= Sofia, New Mexico =

Unincorporated community in New Mexico, US

Sofia is an unincorporated community in Union County, northeast New Mexico, United States. It lies at , at an elevation of 6221 ft.

Sofia, named after the Bulgarian capital Sofia, was established in 1911 as the oldest Bulgarian agricultural colony in the United States. The community's founders were brothers Dimitar and Ivan Kostadinov, who leased 320 acre of land. In 1912, the name of the colony was chosen at a meeting; alternatives that were considered were Georgetown and Tarnovo (after the medieval Bulgarian capital).

Gancho Belchev, Ivan Stoyanov, Hristo Naumov, Kosta Dimitrov, Risto Pochev and Kolyu Iliev arrived in the spring of 1914 and settled in the town. The agricultural colony slowly grew as the colonists got married and leased additional land. By the end of World War I, each of the eight Bulgarian families owned and cultivated 120 to 150 acre. The most widely grown crops were beans, though wheat, maize, millet and potatoes were also popular.
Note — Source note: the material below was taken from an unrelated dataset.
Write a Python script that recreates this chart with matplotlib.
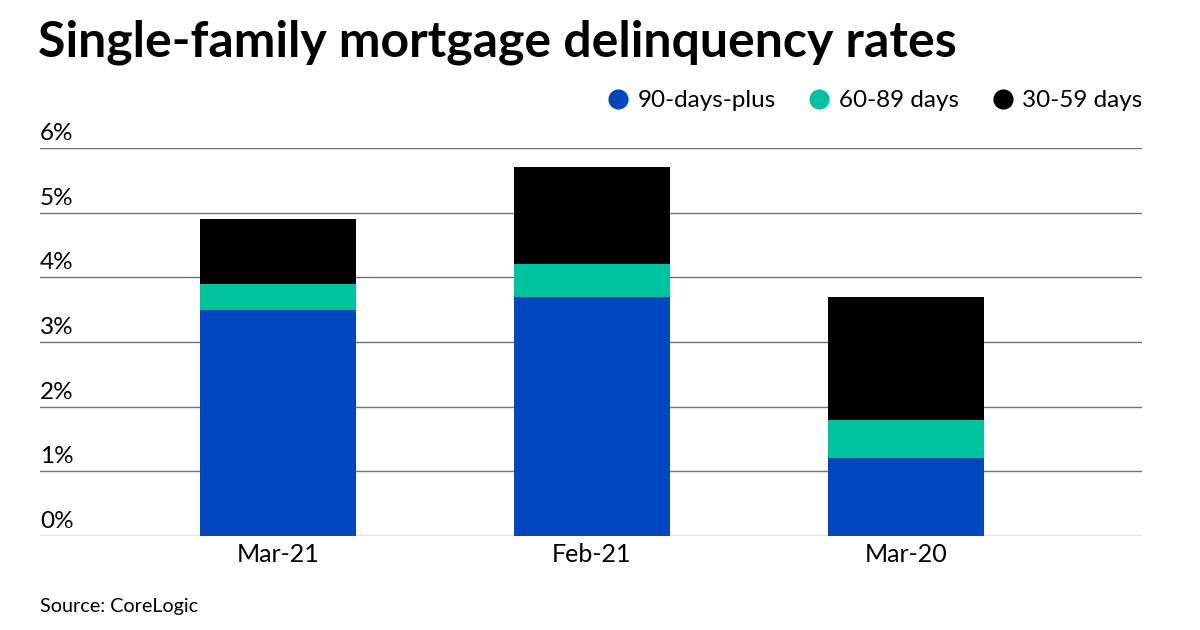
import numpy as np
import matplotlib.pyplot as plt
import matplotlib.transforms as mtransforms
from matplotlib.lines import Line2D

plt.rcParams['font.family'] = ['Lato', 'DejaVu Sans']

months = ["Mar-21", "Feb-21", "Mar-20"]
d90 = [3.5, 3.7, 1.2]      # 90-days-plus
d60 = [0.4, 0.5, 0.6]      # 60-89 days
d30 = [1.0, 1.5, 1.9]      # 30-59 days
series = ["90-days-plus", "60-89 days", "30-59 days"]
colors = ["#0047BF", "#00C29F", "#000000"]
yticks = [0, 1, 2, 3, 4, 5, 6]

fig = plt.figure(figsize=(12, 6.3), dpi=100)
ax = fig.add_axes([0.0333, 0.1492, 0.9184, 0.6159])

x = np.arange(len(months))
w = 0.497
b1 = np.array(d90)
b2 = b1 + np.array(d60)
ax.bar(x, d90, w, color=colors[0], zorder=3)
ax.bar(x, d60, w, bottom=b1, color=colors[1], zorder=3)
ax.bar(x, d30, w, bottom=b2, color=colors[2], zorder=3)

ax.set_xlim(-0.758, 2.752)
ax.set_ylim(0, 6)
ax.set_yticks(yticks)
ax.set_yticklabels([])
ax.tick_params(axis="y", length=0)
ax.yaxis.grid(True, color="#707070", lw=1, zorder=1)
ax.set_xticks(x)
ax.set_xticklabels(months, fontsize=18)
ax.tick_params(axis="x", length=0, pad=5)
for s in ["top", "right", "left", "bottom"]:
    ax.spines[s].set_visible(False)

trans = mtransforms.blended_transform_factory(ax.transAxes, ax.transData)
for t in yticks:
    ax.text(0, t + 0.06, f"{t}%", transform=trans, ha="left", va="bottom", fontsize=17.5)

fig.text(0.032, 0.933, "Single-family mortgage delinquency rates", fontsize=36,
         fontweight="bold", ha="left", va="center")
fig.text(0.033, 0.037, "Source: CoreLogic", fontsize=14.2, ha="left", va="center")

handles = [Line2D([], [], marker="o", ls="", color=c, markersize=13.5) for c in colors]
fig.legend(handles, series, loc="center right", bbox_to_anchor=(0.962, 0.84), ncol=3,
           frameon=False, fontsize=17.5, handletextpad=0.25, columnspacing=1.25,
           handlelength=1.1, borderpad=0)

fig.savefig("out.png", dpi=100)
By 1916, the colonists had begun building their family houses. A post office was soon established by the New Mexico state authorities, and a few shops were opened. Until 1920, Sofia was a farming cooperative; in that year, the farmers became owners of the land they had been leasing. Several of the farmers chose to sell the land they had acquired and returned to Bulgaria in the 1920s. The colony declined after World War II.